My two insights are:
Legacy code is difficult to work with because the reasons "why" something has to be some way are missing. The "whys" can change over time, be interwoven with business requirements not in the codebase, and compound/nest with other whys that have come and gone. Often only humans in the business know, and you have to figure out who and what to ask.
Second insight is that LLMs have so far been very bad at holding on to the thread of winding, changing requirements, which is something it would have to be good at in order to revisit old codebases. Even one it wrote itself. It would need some kind of historical changes to business requirements database, which I have never seen a business keep, it'sjust the collective human knowledge of the business. Otherwise it'll make changes without accounting for historic requirements as well as your new ones.
I think there are probably some workarounds, like getting it to write lengthy documentation to refer to. Long term perhaps it just gets smart enough. Legacy codebases are something I specialise in working with somewhat, I spent a long time consulting so I was often parachuting into unfamiliar codebases and trying to quickly understand years to a decade or more, of evolving requirements in a business/codebase. I have a lot more to say on the topic but those are two of my insights.

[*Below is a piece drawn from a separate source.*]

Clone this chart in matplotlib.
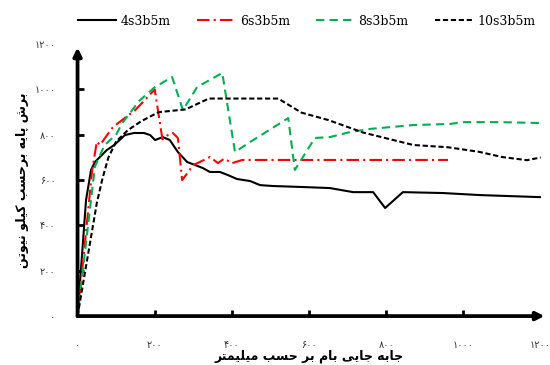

Good point. Whys are lost because whys are often never written down. World around us always changes, so the whys change too.
This may have something to so with the AI "frame-problem".We can't document all "whys" in the current "frame" because they depend on other "frames" like the current legislation. We don't write down "this will work because ..." . We just assume it, and asume many other causally related things.
In other wrods it would very hard or impossible to document "what must not change" for our system to continue to be useful. For instance Sun must still exist and air must be breathable for this system to be useful.
That’s already addressed in the article; it’s like paying off credit card debt with another credit card.
I guess it all depends on your end goal. If you intend to make your vibe coded app into a profitable, maintainable product with any sort of reliability guarantees you better understand its failure modes and how to fix things when they break. It’s really hard to create recovery procedures for a black box.